Print, word for word, the opening line of the data below and every line after it through the line that contains "plt.rcParams['font.family'] = ['Liberation", but not the pictures.

━━━━━━━━

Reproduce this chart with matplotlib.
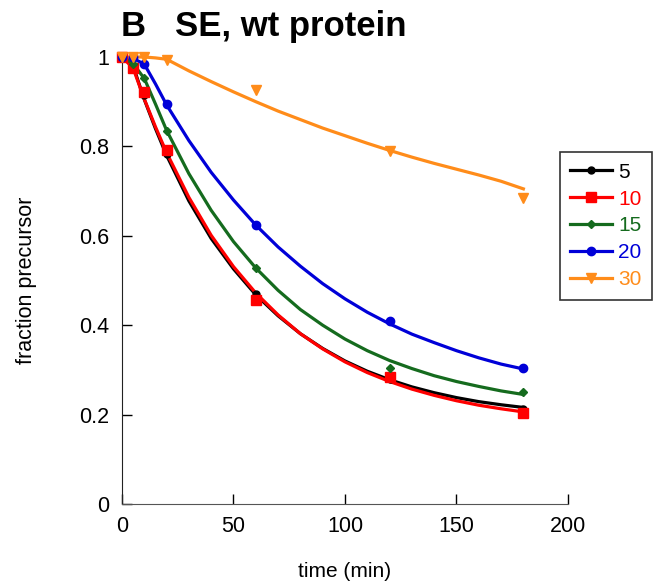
import matplotlib
matplotlib.use("Agg")
import matplotlib.pyplot as plt
from matplotlib.lines import Line2D
from matplotlib.ticker import FuncFormatter

plt.rcParams['font.family'] = ['Liberation Sans', 'DejaVu Sans']

# measured points
t_pts = [0, 5, 10, 20, 60, 120, 180]
labels = ['5', '10', '15', '20', '30']
pts = {
    '5':  [1.0, 0.980, 0.915, 0.783, 0.470, 0.280, 0.213],
    '10': [1.0, 0.975, 0.922, 0.792, 0.456, 0.283, 0.203],
    '15': [1.0, 0.985, 0.953, 0.834, 0.528, 0.305, 0.250],
    '20': [1.0, 1.000, 0.984, 0.895, 0.624, 0.409, 0.304],
    '30': [1.0, 1.000, 1.000, 0.993, 0.926, 0.790, 0.685],
}
# fitted curves
t_fit = [0, 5, 10, 15, 20, 30, 40, 50, 60, 70, 80, 90, 100, 110, 120, 130, 140, 150, 160, 170, 180]
fit = {
    '5':  [1.0, 0.980, 0.905, 0.840, 0.780, 0.678, 0.594, 0.526, 0.468, 0.421, 0.381, 0.348, 0.320, 0.297, 0.278, 0.262, 0.249, 0.238, 0.229, 0.222, 0.216],
    '10': [1.0, 0.975, 0.906, 0.844, 0.786, 0.686, 0.601, 0.531, 0.472, 0.423, 0.381, 0.347, 0.318, 0.294, 0.274, 0.257, 0.243, 0.231, 0.221, 0.213, 0.206],
    '15': [1.0, 0.985, 0.952, 0.895, 0.836, 0.739, 0.657, 0.587, 0.528, 0.478, 0.435, 0.400, 0.369, 0.343, 0.321, 0.303, 0.287, 0.274, 0.263, 0.253, 0.245],
    '20': [1.0, 0.997, 0.984, 0.940, 0.893, 0.813, 0.742, 0.680, 0.624, 0.575, 0.532, 0.493, 0.459, 0.429, 0.403, 0.380, 0.361, 0.343, 0.327, 0.313, 0.302],
    '30': [1.0, 1.000, 1.000, 0.998, 0.995, 0.969, 0.945, 0.922, 0.900, 0.879, 0.860, 0.841, 0.824, 0.807, 0.791, 0.776, 0.762, 0.749, 0.736, 0.722, 0.705],
}
colors = {'5': '#000000', '10': '#ff0000', '15': '#156b1e', '20': '#0000d8', '30': '#ff8c1a'}
markers = {'5': 'o', '10': 's', '15': 'D', '20': 'o', '30': 'v'}
msizes = {'5': 5, '10': 6.5, '15': 4.5, '20': 6, '30': 6.5}

fig = plt.figure(figsize=(6.53, 5.87), dpi=100)
ax = fig.add_axes([0.1868, 0.1414, 0.683, 0.7615])

handles = []
for lab in labels:
    c = colors[lab]
    ax.plot(t_fit, fit[lab], color=c, lw=2.3, zorder=2, clip_on=False)
    ax.plot(t_pts, pts[lab], linestyle='none', marker=markers[lab], ms=msizes[lab],
            color=c, zorder=3, clip_on=False)
    handles.append(Line2D([], [], color=c, lw=2.3, marker=markers[lab], ms=msizes[lab]))

ax.set_xlim(0, 200)
ax.set_ylim(0, 1)
ax.set_xticks([0, 50, 100, 150, 200])
ax.set_yticks([0, 0.2, 0.4, 0.6, 0.8, 1.0])
ax.yaxis.set_major_formatter(FuncFormatter(lambda v, p: '%g' % v))
ax.tick_params(direction='in', length=7, width=1, labelsize=15.5)
ax.tick_params(axis='y', pad=9)
ax.tick_params(axis='x', pad=9)
for s in ['top', 'right']:
    ax.spines[s].set_visible(False)
ax.spines['bottom'].set_color('#555555')
ax.spines['left'].set_color('#222222')

ax.set_xlabel('time (min)', fontsize=15)
ax.set_ylabel('fraction precursor', fontsize=15.5)
ax.xaxis.set_label_coords((345 - 122) / 446, (504 - 562) / 447)
ax.yaxis.set_label_coords((37 - 122) / 446, 0.5)

fig.text(0.186, 0.955, 'B   SE, wt protein', fontsize=25, fontweight='bold', va='center', ha='left')

leg = ax.legend(handles, labels, loc='upper left', bbox_to_anchor=(0.982, 0.787),
                fontsize=15, frameon=True, fancybox=False, edgecolor='black',
                handlelength=2.0, handletextpad=0.3, borderpad=0.5, labelspacing=0.38,
                borderaxespad=0)
leg.get_frame().set_linewidth(1.2)
for txt, lab in zip(leg.get_texts(), labels):
    txt.set_color(colors[lab])

fig.savefig('out.png', dpi=100)
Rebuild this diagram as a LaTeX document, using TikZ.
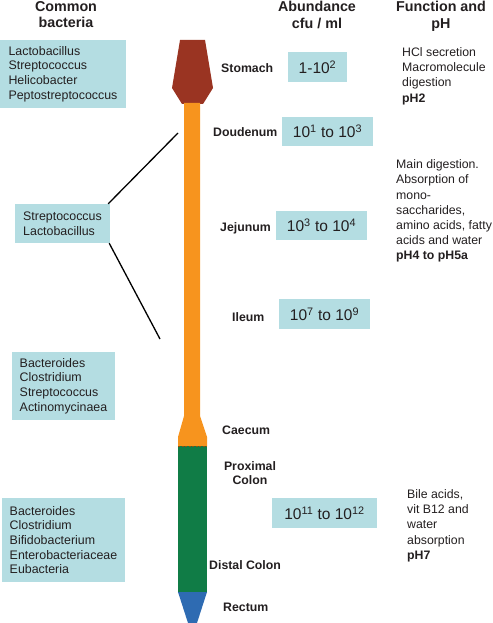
\documentclass[tikz,border=0pt]{standalone}
\usepackage{fontspec}
\setmainfont{Liberation Sans}
\definecolor{boxc}{RGB}{180,221,226}
\definecolor{stomc}{RGB}{154,52,34}
\definecolor{orc}{RGB}{247,148,30}
\definecolor{grc}{RGB}{16,124,70}
\definecolor{blc}{RGB}{46,107,178}
\definecolor{txc}{RGB}{35,31,32}
\begin{document}
\begin{tikzpicture}[x=1pt,y=-1pt,
  box/.style={fill=boxc, inner sep=0pt, align=left, text=txc,
              font=\fontsize{12.4}{14.7}\selectfont},
  abox/.style={fill=boxc, inner sep=0pt, text=txc,
              font=\fontsize{15.5}{18}\selectfont},
  head/.style={inner sep=0pt, align=center, anchor=north, text=txc,
              font=\fontsize{14.3}{16.5}\selectfont\bfseries},
  organ/.style={inner sep=0pt, anchor=base west, text=txc,
              font=\fontsize{12.3}{14}\selectfont\bfseries},
  func/.style={inner sep=0pt, align=left, anchor=north west, text=txc,
              font=\fontsize{12.3}{15.2}\selectfont},
  conn/.style={draw=black, line width=1.3pt}
]
\useasboundingbox (0,0) rectangle (492,623);

% headers
\node[head] (h1) at (66,1) {Common\\bacteria};
\node[head] (h2) at (317,1) {Abundance\\cfu / ml};
\node[head] (h3) at (441,1) {Function and\\pH};

% gut tube
\fill[stomc] (180,40) -- (205,40) -- (213,88) -- (203,104) -- (182,104) -- (172,88) -- cycle;
\fill[orc] (184,103) -- (200,103) -- (200,416) -- (207,437) -- (207,446) -- (178,446) -- (178,437) -- (184,416) -- cycle;
\fill[grc] (178,446) rectangle (207,592);
\fill[blc] (178,592) -- (207,592) -- (197,623) -- (188,623) -- cycle;
\draw[orc!55!black, line width=0.6pt, dash pattern=on 2pt off 1.5pt] (178,446) -- (207,446);

% common bacteria boxes
\node[box, minimum width=126pt, minimum height=68pt] (b1) at (63,74)
  {Lactobacillus\\Streptococcus\\Helicobacter\\Peptostreptococcus};
\node[box, minimum width=95pt, minimum height=39pt] (b2) at (62.5,223.5)
  {Streptococcus\\Lactobacillus};
\node[box, minimum width=103pt, minimum height=68pt] (b3) at (63.5,386)
  {Bacteroides\\Clostridium\\Streptococcus\\Actinomycinaea};
\node[box, minimum width=123pt, minimum height=84pt] (b4) at (63.5,540)
  {Bacteroides\\Clostridium\\Bifidobacterium\\Enterobacteriaceae\\Eubacteria};

% connectors
\coordinate (duo) at (178,133);
\coordinate (ile) at (160,339);
\draw[conn] ([xshift=-2pt]b2.north east) -- (duo);
\draw[conn] ([xshift=-1pt]b2.south east) -- (ile);

% organ labels
\node[organ] (o1) at (221,72.4) {Stomach};
\node[organ] (o2) at (213,136.4) {Doudenum};
\node[organ] (o3) at (220,231.4) {Jejunum};
\node[organ] (o4) at (232,321.4) {Ileum};
\node[organ] (o5) at (222,434.4) {Caecum};
\node[organ, anchor=north, align=center] (o6) at (250,461.6) {Proximal\\Colon};
\node[organ] (o7) at (209,569.4) {Distal Colon};
\node[organ] (o8) at (223,611.4) {Rectum};

% abundance boxes
\node[abox, minimum width=59pt, minimum height=30pt] (a1) at (317.5,67) {1-10\textsuperscript{2}};
\node[abox, minimum width=91pt, minimum height=29pt] (a2) at (327.5,131.5) {10\textsuperscript{1} to 10\textsuperscript{3}};
\node[abox, minimum width=91pt, minimum height=29pt] (a3) at (321.5,225.5) {10\textsuperscript{3} to 10\textsuperscript{4}};
\node[abox, minimum width=91pt, minimum height=30pt] (a4) at (324.5,314) {10\textsuperscript{7} to 10\textsuperscript{9}};
\node[abox, minimum width=105pt, minimum height=30pt] (a5) at (324.5,513) {10\textsuperscript{11} to 10\textsuperscript{12}};

% function text
\node[func] (f1) at (402,47.3) {HCl secretion\\Macromolecule\\digestion\\\textbf{pH2}};
\node[func] (f2) at (396,159.5) {Main digestion.\\Absorption of\\mono-\\saccharides,\\amino acids, fatty\\acids and water\\\textbf{pH4 to pH5a}};
\node[func] (f3) at (407,489.3) {Bile acids,\\vit B12 and\\water\\absorption\\\textbf{pH7}};
\end{tikzpicture}
\end{document}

━━━━━━━━

> **Task output**:
Reproduce this chart with matplotlib.
import matplotlib
matplotlib.use("Agg")
import matplotlib.pyplot as plt
from matplotlib.lines import Line2D
from matplotlib.ticker import FuncFormatter

plt.rcParams['font.family'] = ['Liberation Sans', 'DejaVu Sans']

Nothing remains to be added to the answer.